The gist: Mustafa Suleyman (co‑founder of DeepMind) poses a chilling question: can a technology that is designed to be autonomous ever truly be contained? If the "Coming Wave" of robotics is as inevitable as the internet was, how do we prevent the total erosion of the "Trust Ceiling" in our physical neighbourhoods? You'll need to dive into his framework for "containment" to see if we're building a utopia or an uncontrollable feedback loop.
Geeky thought of the week
The "Physics Bottleneck" is the new scarcity.
We've spent the last three years feasting on the "Data Abundance" of the internet—billions of tokens of free text and images. But nature doesn't have a "GitHub" for tactile feedback. There is no "Stack Overflow" for the exact micro‑friction required to turn a rusted bolt without snapping it.
We are entering an era where the most valuable data isn't what we've written down, but what we've felt. If the digital gold rush was about "scaling the brain," the physical gold rush is about "instrumenting the touch."
Think of it this way: if an AI can eventually simulate every physical interaction perfectly in a digital "gym," does the "real world" eventually just become an expensive, slow peripheral for the simulation? Or is there a "Noise Floor" in physical reality—a chaotic, un‑simulatable entropy—that will always keep the robots one step behind us?
Housekeeping (so we stay honest)
This is general information, not legal advice. If you ship user-facing AI, be transparent about where AI is used, what it cannot do, and where humans stay in the loop.
Will Foundation Models actually solve Moravec’s Paradox?
Partially. We’ve mastered high-level reasoning (chess, coding), but low-level sensorimotor skills remain hard. Foundation models like OpenVLA give us a path forward by treating “movement” as a language, but the “Noise Floor” of physical sensors is still a massive hurdle that software alone can’t fix.
Is the $10,000 humanoid a realistic developer tool?
It’s getting there. As the “Trust Ceiling” for autonomous hardware lowers, we are seeing a shift from $1M research platforms to more “disposable” hardware. The goal isn’t a perfect robot; it’s a “good enough” body that can be updated via the cloud.

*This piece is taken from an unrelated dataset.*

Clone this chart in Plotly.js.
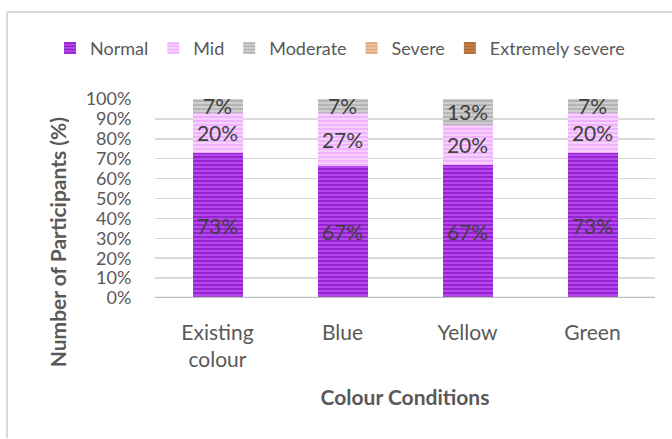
<!DOCTYPE html>
<html>
<head>
<meta charset="utf-8">
<script src="https://cdn.plot.ly/plotly-3.0.1.min.js"></script>
<style>html,body{margin:0;padding:0;background:#fff;}#chart{width:672px;height:439px;}</style>
</head>
<body>
<div id="chart"></div>
<script>
const categories = ["Existing<br>colour", "Blue", "Yellow", "Green"];
const seriesNames = ["Normal", "Mid", "Moderate", "Severe", "Extremely severe"];
const normal = [73, 67, 67, 73];
const mid = [20, 27, 20, 20];
const moderate = [7, 7, 13, 7];
const severe = [0, 0, 0, 0];
const extremelySevere = [0, 0, 0, 0];
const yTickVals = [0, 10, 20, 30, 40, 50, 60, 70, 80, 90, 100];
const yTickText = ["0%", "10%", "20%", "30%", "40%", "50%", "60%", "70%", "80%", "90%", "100%"];

const seriesValues = [normal, mid, moderate, severe, extremelySevere];
const styles = [
  {bg: "#b447ee", fg: "#7600ae"},
  {bg: "#f8d0ff", fg: "#e596fb"},
  {bg: "#cfcfcf", fg: "#9c9c9c"},
  {bg: "#ebc49c", fg: "#d3975f"},
  {bg: "#c0824c", fg: "#955624"}
];

const font = "Lato, 'Open Sans', sans-serif";
const traces = seriesNames.map((name, i) => ({
  type: "bar",
  name: name,
  x: categories,
  y: seriesValues[i],
  text: seriesValues[i].map(v => v > 0 ? v + "%" : ""),
  textposition: "inside",
  insidetextanchor: "middle",
  constraintext: "none",
  cliponaxis: false,
  textfont: {family: font, size: 21, color: "#404040"},
  hoverinfo: "skip",
  marker: {
    color: styles[i].bg,
    line: {width: 0},
    pattern: {shape: "-", bgcolor: styles[i].bg, fgcolor: styles[i].fg, size: 4, solidity: 0.5, fillmode: "overlay"}
  }
}));

const layout = {
  width: 672, height: 439,
  margin: {l: 155, r: 17, t: 99, b: 141, autoexpand: false},
  barmode: "stack",
  barnorm: "percent",
  bargap: 0.6,
  paper_bgcolor: "#ffffff",
  plot_bgcolor: "#ffffff",
  font: {family: font, color: "#595959"},
  showlegend: true,
  legend: {
    orientation: "h", xref: "paper", x: -0.21, xanchor: "left", y: 1.255, yanchor: "middle",
    font: {family: font, size: 18, color: "#595959"},
    itemwidth: 30, traceorder: "normal"
  },
  xaxis: {
    type: "category",
    tickfont: {family: font, size: 21, color: "#595959"},
    showgrid: false, showline: false, zeroline: false, ticks: "",
    ticklabelstandoff: 20,
    title: {text: "<b>Colour Conditions</b>", font: {family: font, size: 21, color: "#595959"}, standoff: 20}
  },
  yaxis: {
    range: [0, 100],
    tickvals: yTickVals,
    ticktext: yTickText,
    tickfont: {family: font, size: 18, color: "#595959"},
    showgrid: true, gridcolor: "#d9d9d9", gridwidth: 1.5,
    zeroline: false, showline: false,
    ticks: "outside", ticklen: 19, tickcolor: "rgba(0,0,0,0)"
  },
  shapes: [
    {type: "line", xref: "paper", yref: "y", x0: 0, x1: 1, y0: 0, y1: 0, line: {color: "#bfbfbf", width: 2.5}, layer: "above"},
    {type: "line", xref: "paper", yref: "paper", x0: -0.296, x1: -0.296, y0: -0.705, y1: 1.437, line: {color: "#d9d9d9", width: 2}},
    {type: "line", xref: "paper", yref: "paper", x0: -0.296, x1: 1.04, y0: 1.437, y1: 1.437, line: {color: "#d9d9d9", width: 2}}
  ],
  annotations: [
    {xref: "paper", yref: "paper", x: -0.196, y: 0.28, xanchor: "center", yanchor: "middle",
     text: "<b>Number of Participants (%)</b>", textangle: -90, showarrow: false,
     font: {family: font, size: 21, color: "#595959"}}
  ]
};

Plotly.newPlot("chart", traces, layout, {staticPlot: true, displayModeBar: false});
</script>
</body>
</html>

How do we handle “Edge Latency” in robotics?
This is the ultimate friction point. You cannot wait 500ms for a cloud inference if a robot is about to collide with a human. The future of robotics isn’t just “bigger models”; it’s “smaller, faster distillations” that can run locally on the edge.
Why is “Sim-to-Real” still the hardest problem in the stack?
In simulation, physics is a clean coefficient; in reality, it’s a mess of dust, humidity, and mechanical wear. This “Transfer Gap” is the ultimate tax on robotics. Until world models can simulate the chaotic entropy of a non-laboratory environment, the lab will always outperform the field.
Does the “Data Moat” belong to software labs or hardware manufacturers?
As models like OpenVLA commoditise, power shifts to whoever owns “proprietary trajectories.” A fleet of robots collecting three years of real-world physical data creates a moat that synthetic data can’t bridge. The winners won’t just be the best coders, but those with the most “physical miles” driven.
Will “General Purpose” robots kill “Special Purpose” automation?
Unlikely. We have general-purpose hands, yet we still use specialised dishwashers for efficiency. For the builder, the key metric is cost-per-action. A $20k humanoid doing 100 things poorly will lose to a $2k specialised arm doing one thing perfectly 24/7. We aren’t building for “human-like” form; we’re building for “value-like” utility.